だが、その時が来ると家族は慌てて救急車を呼んでしまった。その医師がかけつけた時には、救命措置が行われている真っ最中だったらしい。
それが当たり前かもしれない。
目の前で自分の家族が苦しんでいれば、事前の約束など頭から吹っ飛んでしまう、助けたいと思う、その方が普通なのかもしれない。
◇ ◇ ◇
僕は自動車免許証の裏に臓器移植に対する意思表示をしている。それは妻にも話している。
「もし僕が死んだ時には、それが脳死であっても、僕の体で使えるものがあれば全部使って欲しいと思ってる」
妻からは一つだけ要望があった。
「目と皮膚だけはやめて欲しい 」
感情的に無理なのだろう。それは僕にも理解できた。だから記載としてはこうなっている。
(皮膚に関しては意思表示できる箇所がない)
僕にもしものことがあった時には、救命措置は取らないで欲しい、葬式もしないで欲しい、墓もいらない、と妻に伝えてある。
そんな感じで我が家ではまあまあ最期の時について話している方だろうと思っていたのだが。
5年ほど前に登録している骨髄バンクから「マッチングした」との連絡が入った。僕は喜んでそれを受けた。
病院での健康診断などを経たのち、家族への『説明と同意』の場所が設けられることになった。「こうした経験をしておいた方がいい」と思い僕は息子もその場に連れて行った。
医師、移植コーディネーター、僕、妻、息子、その他のスタッフでテーブルを囲み、説明が始まった。
こういう時は『万が一』の話が強調される。僕は提供する側で、骨盤から骨髄を抜くだけなのだが、それでも危険がゼロというわけではない。
万が一、つまり移植過程における事故だったり死亡例だったりするわけなのだが、それをまあまあしっかりと説明される。当たり前だ。そもそも万が一が起きた時のための同意でもあるからだ。
説明が終わると「では、奥様、ここにサインを」と妻に紙が差し出された。
だが。
妻はペンを持ったまま。
サインができない。
落ち着いて聞いていると思っていたのだが、どうしていいのかわからなくなってしまっているようだ。
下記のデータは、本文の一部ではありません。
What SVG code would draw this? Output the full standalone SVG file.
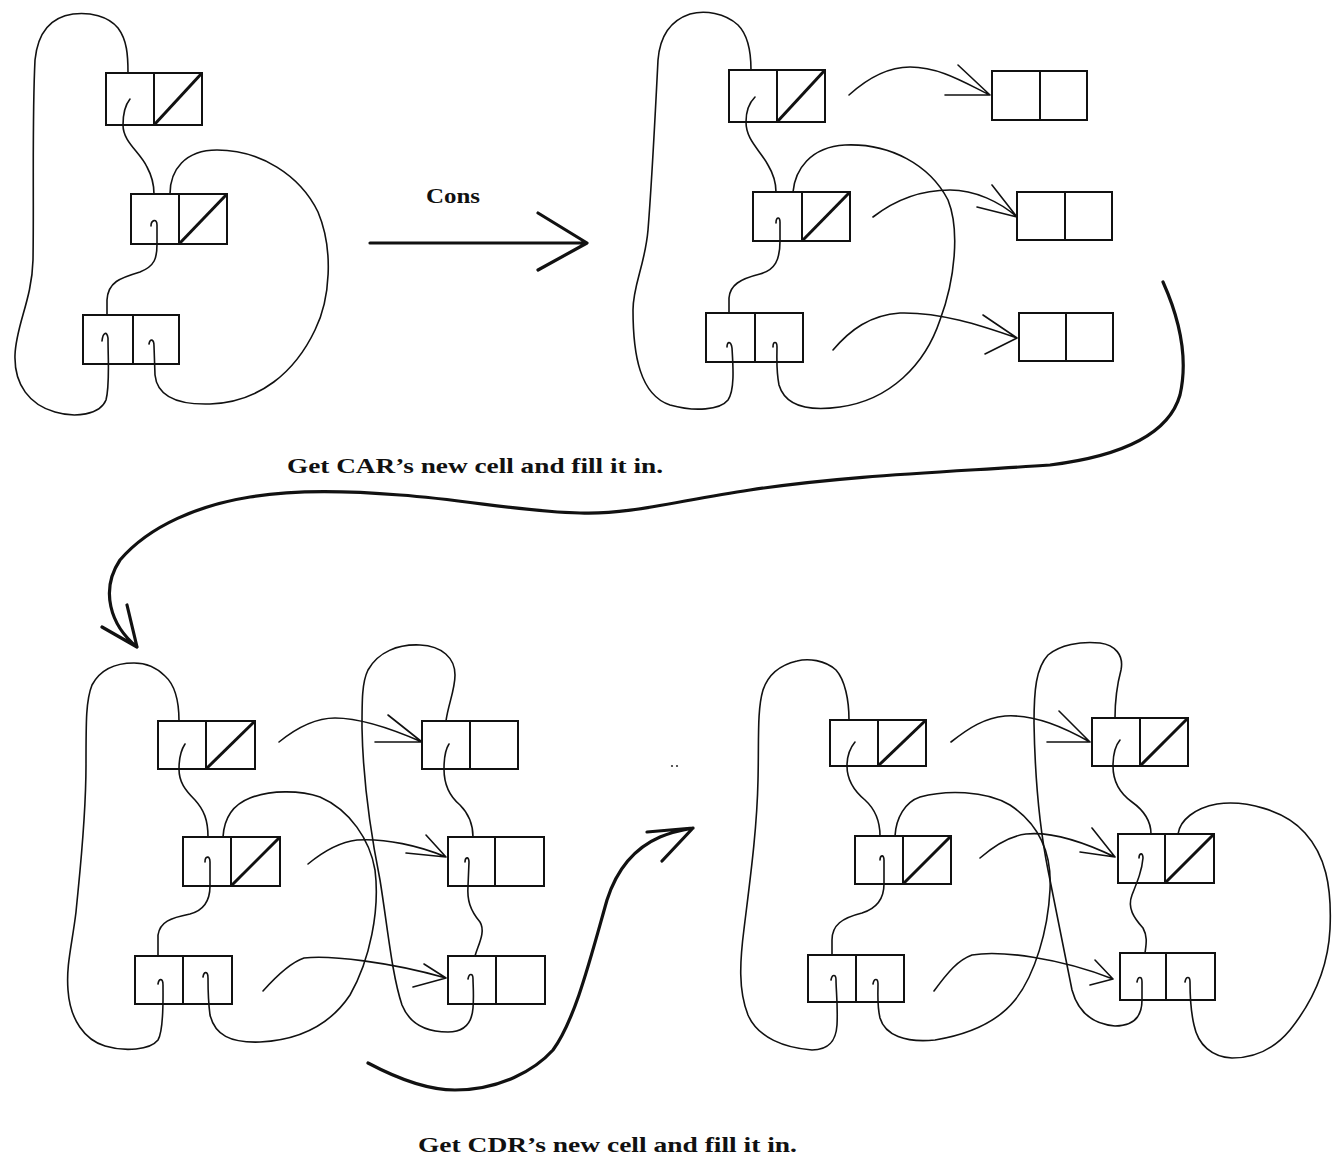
<svg xmlns="http://www.w3.org/2000/svg" width="1334" height="1158" viewBox="0 0 1334 1158">
<defs>
<style>
.cell rect{fill:none;stroke:#111;stroke-width:2}
.cell line{stroke:#111;stroke-width:2}
.cell .nil{stroke-width:3}
.w{fill:none;stroke:#111;stroke-width:1.6;stroke-linecap:round;stroke-linejoin:round}
.b{fill:none;stroke:#111;stroke-width:3.2;stroke-linecap:round;stroke-linejoin:round}
.lbl{font-family:"Liberation Serif","DejaVu Serif",serif;font-weight:bold;fill:#111}
</style>
</defs>
<rect width="1334" height="1158" fill="#fff"/>

<!-- Panel 1 cells -->
<g id="p1-a" class="cell"><rect x="106" y="73" width="96" height="52"/><line x1="154" y1="73" x2="154" y2="125"/><line class="nil" x1="154" y1="125" x2="202" y2="73"/></g>
<g id="p1-b" class="cell"><rect x="131" y="194" width="96" height="50"/><line x1="179" y1="194" x2="179" y2="244"/><line class="nil" x1="179" y1="244" x2="227" y2="194"/></g>
<g id="p1-c" class="cell"><rect x="83" y="315" width="96" height="49"/><line x1="133" y1="315" x2="133" y2="364"/></g>

<!-- Panel 2 cells -->
<g id="p2-a" class="cell"><rect x="729" y="70" width="96" height="52"/><line x1="777" y1="70" x2="777" y2="122"/><line class="nil" x1="777" y1="122" x2="825" y2="70"/></g>
<g id="p2-b" class="cell"><rect x="753" y="192" width="97" height="49"/><line x1="802" y1="192" x2="802" y2="241"/><line class="nil" x1="802" y1="241" x2="850" y2="192"/></g>
<g id="p2-c" class="cell"><rect x="706" y="313" width="97" height="49"/><line x1="755" y1="313" x2="755" y2="362"/></g>
<g id="p2-n1" class="cell"><rect x="992" y="71" width="95" height="49"/><line x1="1040" y1="71" x2="1040" y2="120"/></g>
<g id="p2-n2" class="cell"><rect x="1017" y="192" width="95" height="48"/><line x1="1065" y1="192" x2="1065" y2="240"/></g>
<g id="p2-n3" class="cell"><rect x="1019" y="313" width="94" height="48"/><line x1="1066" y1="313" x2="1066" y2="361"/></g>

<!-- Panel 3 cells -->
<g id="p3-a" class="cell"><rect x="158" y="721" width="97" height="48"/><line x1="206" y1="721" x2="206" y2="769"/><line class="nil" x1="206" y1="769" x2="255" y2="721"/></g>
<g id="p3-b" class="cell"><rect x="183" y="837" width="97" height="49"/><line x1="231" y1="837" x2="231" y2="886"/><line class="nil" x1="231" y1="886" x2="280" y2="837"/></g>
<g id="p3-c" class="cell"><rect x="135" y="956" width="97" height="48"/><line x1="183" y1="956" x2="183" y2="1004"/></g>
<g id="p3-n1" class="cell"><rect x="422" y="721" width="96" height="48"/><line x1="470" y1="721" x2="470" y2="769"/></g>
<g id="p3-n2" class="cell"><rect x="448" y="837" width="96" height="49"/><line x1="495" y1="837" x2="495" y2="886"/></g>
<g id="p3-n3" class="cell"><rect x="448" y="956" width="97" height="48"/><line x1="496" y1="956" x2="496" y2="1004"/></g>

<!-- Panel 4 cells -->
<g id="p4-a" class="cell"><rect x="830" y="720" width="96" height="46"/><line x1="878" y1="720" x2="878" y2="766"/><line class="nil" x1="878" y1="766" x2="926" y2="720"/></g>
<g id="p4-b" class="cell"><rect x="855" y="836" width="96" height="48"/><line x1="903" y1="836" x2="903" y2="884"/><line class="nil" x1="903" y1="884" x2="951" y2="836"/></g>
<g id="p4-c" class="cell"><rect x="808" y="955" width="96" height="47"/><line x1="856" y1="955" x2="856" y2="1002"/></g>
<g id="p4-n1" class="cell"><rect x="1092" y="718" width="96" height="48"/><line x1="1140" y1="718" x2="1140" y2="766"/><line class="nil" x1="1140" y1="766" x2="1188" y2="718"/></g>
<g id="p4-n2" class="cell"><rect x="1118" y="834" width="96" height="49"/><line x1="1165" y1="834" x2="1165" y2="883"/><line class="nil" x1="1165" y1="883" x2="1214" y2="834"/></g>
<g id="p4-n3" class="cell"><rect x="1120" y="953" width="95" height="47"/><line x1="1166" y1="953" x2="1166" y2="1000"/></g>

<g id="connectors">
<!-- Panel 1 -->
<path class="w" d="M128,73 C128,55 127,40 118,28 C108,16 90,12 73,14 C52,17 38,30 35,60 C32,120 34,200 33,260 C32,300 16,325 15,355 C14,385 30,405 55,412 C75,418 100,415 106,400 C110,385 108,360 108,338 C107,331 103,332 102,341"/>
<path class="w" d="M130,99 C126,104 123,110 123,125 C123,142 140,152 147,167 C153,178 154,186 154,194"/>
<path class="w" d="M151,226 C151,220 157,218 157,225 L157,244 C157,258 155,266 140,272 C120,278 108,282 107,300 L107,315"/>
<path class="w" d="M170,194 C170,170 185,150 217,150 C260,150 300,175 318,212 C334,250 330,300 315,330 C295,372 260,402 210,404 C175,405 157,395 155,375 L154,346 C154,339 150,338 149,344"/>

<!-- Panel 2 -->
<path class="w" d="M751,70 C751,50 748,35 738,25 C725,13 705,10 690,14 C672,20 660,35 658,60 C655,120 652,180 648,230 C645,265 633,285 633,310 C633,355 640,395 670,405 C695,412 720,410 728,400 C735,390 733,365 732,348 C731,341 727,341 727,347"/>
<path class="w" d="M755,97 C750,102 746,110 746,122 C746,140 760,150 768,165 C774,175 776,183 776,192"/>
<path class="w" d="M776,223 C776,217 780,216 780,222 L780,241 C780,260 775,270 760,274 C740,279 730,285 729,298 L729,313"/>
<path class="w" d="M793,192 C795,170 810,147 845,145 C890,143 930,165 948,200 C960,230 955,280 940,320 C925,365 890,400 840,407 C805,412 785,405 779,385 C776,370 777,355 777,347 C777,341 773,341 773,347"/>
<path class="w" d="M849,95 C870,76 890,67 910,67 C940,67 965,83 990,95 M958,65 L990,95 L945,95"/>
<path class="w" d="M873,217 C895,200 920,190 950,190 C975,190 1000,202 1017,217 M992,185 L1017,217 L977,207"/>
<path class="w" d="M833,350 C850,330 870,315 900,313 C940,312 980,325 1017,338 M983,315 L1017,338 L985,354"/>

<!-- Panel 3 -->
<path class="w" d="M179,721 C179,700 175,685 165,676 C155,666 145,663 134,663 C115,663 100,670 92,685 C86,700 86,720 86,765 C86,820 80,870 76,912 C72,945 66,965 68,990 C70,1020 85,1040 105,1046 C125,1052 150,1050 158,1040 C164,1030 163,1000 163,985 C163,978 159,978 158,984"/>
<path class="w" d="M185,744 C181,750 179,758 179,769 C179,782 185,790 195,800 C204,810 208,820 208,837"/>
<path class="w" d="M205,862 C205,856 210,855 210,862 L210,886 C210,900 205,910 190,914 C170,918 160,922 158,935 L158,956"/>
<path class="w" d="M223,837 C224,820 232,805 250,798 C270,790 300,790 320,797 C350,810 370,840 375,870 C380,910 370,960 350,995 C330,1025 300,1040 260,1042 C230,1043 215,1035 210,1015 C208,1000 208,990 208,978 C208,971 204,971 203,977"/>
<path class="w" d="M446,721 C448,705 455,690 455,675 C455,658 442,646 420,645 C398,644 378,652 368,670 C362,682 362,700 362,728 C363,780 370,830 380,880 C388,930 392,975 402,1005 C410,1025 428,1032 448,1032 C465,1032 472,1022 473,1008 C474,995 473,985 473,979 C473,973 469,973 468,979"/>
<path class="w" d="M449,744 C445,750 444,758 444,769 C444,782 448,795 460,805 C470,815 473,825 473,837"/>
<path class="w" d="M465,862 C465,857 469,856 469,862 L468,886 C467,900 470,910 480,922 C486,932 478,945 475,956"/>
<path class="w" d="M279,742 C300,725 318,718 335,718 C360,718 390,728 422,742 M388,715 L422,742 L375,742"/>
<path class="w" d="M308,864 C325,850 340,842 357,840 C385,838 420,846 446,857 M426,835 L446,857 L406,853"/>
<path class="w" d="M263,991 C280,972 292,962 304,958 C330,955 390,962 446,978 M424,964 L446,978 L413,987"/>

<!-- Panel 4 -->
<path class="w" d="M849,720 C849,700 845,680 836,670 C825,660 808,658 797,661 C780,665 768,675 763,690 C757,710 759,740 758,780 C757,830 750,880 744,929 C740,960 738,990 748,1015 C758,1038 785,1048 812,1050 C830,1050 836,1040 837,1025 C838,1005 836,990 836,980 C836,974 832,974 831,980"/>
<path class="w" d="M855,742 C850,748 847,756 847,766 C847,780 853,790 865,800 C876,810 880,822 880,836"/>
<path class="w" d="M880,860 C880,855 884,854 884,860 L884,884 C884,898 878,908 862,913 C842,918 832,925 832,940 L832,955"/>
<path class="w" d="M895,836 C896,818 905,802 920,797 C945,790 985,790 1010,805 C1040,825 1052,855 1050,890 C1048,930 1035,975 1015,1000 C995,1025 965,1035 935,1040 C905,1043 885,1035 880,1018 C877,1005 878,995 878,984 C878,978 874,978 873,984"/>
<path class="w" d="M1115,718 C1115,700 1117,685 1121,670 C1124,655 1115,645 1100,643 C1080,641 1060,645 1048,655 C1036,668 1034,690 1034,723 C1035,780 1040,830 1048,870 C1058,920 1066,960 1072,990 C1078,1012 1092,1024 1115,1026 C1135,1026 1142,1015 1142,1000 L1142,982 C1142,976 1138,976 1137,982"/>
<path class="w" d="M1120,740 C1115,746 1113,755 1113,766 C1113,780 1118,792 1132,802 C1146,812 1151,822 1151,834"/>
<path class="w" d="M1139,858 C1139,853 1143,852 1143,858 C1142,870 1138,880 1132,895 C1127,908 1134,918 1143,928 C1148,937 1146,945 1145,953"/>
<path class="w" d="M1178,834 C1180,820 1195,808 1217,804 C1245,800 1285,810 1305,833 C1325,855 1332,885 1330,929 C1328,970 1310,1005 1290,1030 C1275,1048 1255,1058 1232,1058 C1212,1057 1198,1045 1194,1025 C1190,1008 1190,995 1190,982 C1190,976 1186,976 1185,982"/>
<path class="w" d="M951,742 C970,727 985,718 1005,716 C1035,714 1065,728 1090,742 M1059,711 L1090,742 L1047,742"/>
<path class="w" d="M980,858 C995,845 1010,836 1026,834 C1055,831 1090,845 1115,857 M1092,828 L1115,857 L1080,852"/>
<path class="w" d="M934,991 C948,972 958,960 972,955 C1000,950 1060,958 1113,979 M1095,960 L1113,979 L1090,985"/>

<!-- Transition arrows -->
<path class="b" d="M370,243 L585,243 M538,213 L587,243 L538,270"/>
<path class="b" d="M1163,282 C1180,320 1188,360 1180,395 C1170,430 1130,455 1050,465 C950,472 850,475 750,490 C680,500 630,515 580,513 C520,512 470,500 400,495 C340,490 290,490 250,497 C200,505 150,525 120,560 C100,590 110,625 137,647 M102,627 L137,647 L127,605"/>
<path class="b" d="M368,1063 C400,1080 430,1090 455,1090 C500,1090 535,1070 553,1050 C575,1020 590,960 607,900 C615,875 630,850 660,837 C672,832 682,830 693,828 M647,832 L693,828 L662,861"/>
</g>

<circle cx="672" cy="766" r="1.1" fill="#333"/>
<circle cx="677" cy="766" r="1.1" fill="#333"/>

<g id="labels">
<text class="lbl" x="453" y="203" font-size="22" text-anchor="middle" textLength="54" lengthAdjust="spacingAndGlyphs">Cons</text>
<text class="lbl" x="287" y="473" font-size="21" textLength="376" lengthAdjust="spacingAndGlyphs">Get CAR’s new cell and fill it in.</text>
<text class="lbl" x="418" y="1152" font-size="21" textLength="379" lengthAdjust="spacingAndGlyphs">Get CDR’s new cell and fill it in.</text>
</g>
</svg>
僕が「大丈夫だから」と言うと「大丈夫?書いていいの?」と僕を見て妻は言った。
僕が「うん。大丈夫。書けばいい」と言い、それからようやく妻はゆっくりとサインをした。
一部始終を横で見ていた息子は終始落ち着いていて、帰りには「僕もいつか骨髄バンクに登録をする」と言ってたので少し安心したのだが。
わかったことは、もし僕に万が一のことがあった時、妻は冷製に判断できないということ。
僕が苦しがっていればたぶん妻は救急車を呼んでしまうだろう。
僕が脳死したとしても僕の身体から臓器を抜くことをたぶん妻は了承できないだろう。
息子はどうだろうか。そうした状況の父と母を見ながらも、僕の意志通りの判断をしてくれるだろうか。
そして僕はどうだろう。
土壇場になって
「お願いだ、助けてくれ… どんなことをしてでも、生きたい」
と言ってしまうのではないだろうか。
わからない。
現実的に考えれば、思い浮かべているようなシチュエーションで旅立てることなんてまずない。その時は突然、想定外の形でやってくる。
その時に何がどうなるか、わからない。
だが、どうなったとしても、僕はそれを受け入れるしかないのだと思う。
最後が自分の希望通りにいかなかったとしても、それが僕の人生なんだ。
その覚悟は必要なんだと思っている。
だけど、だから「この話をいくらしても無駄」と言いたいわけじゃない。
むしろ、だからこの話をこれからもたくさんしていこうと思う。
事あるごとに、僕の意志を、希望を話していきたいと思う。
できれば最後の決断が必要な時に「そういえば、あなたはずっと言っていたわね」と思い出してもらえるように。
「そうだね、母さん。父さんはずっと言ってたよ。それで間違いないんだよ」と言ってもらえるように。
その時に、僕自身もみんなも、勇気を持てるように。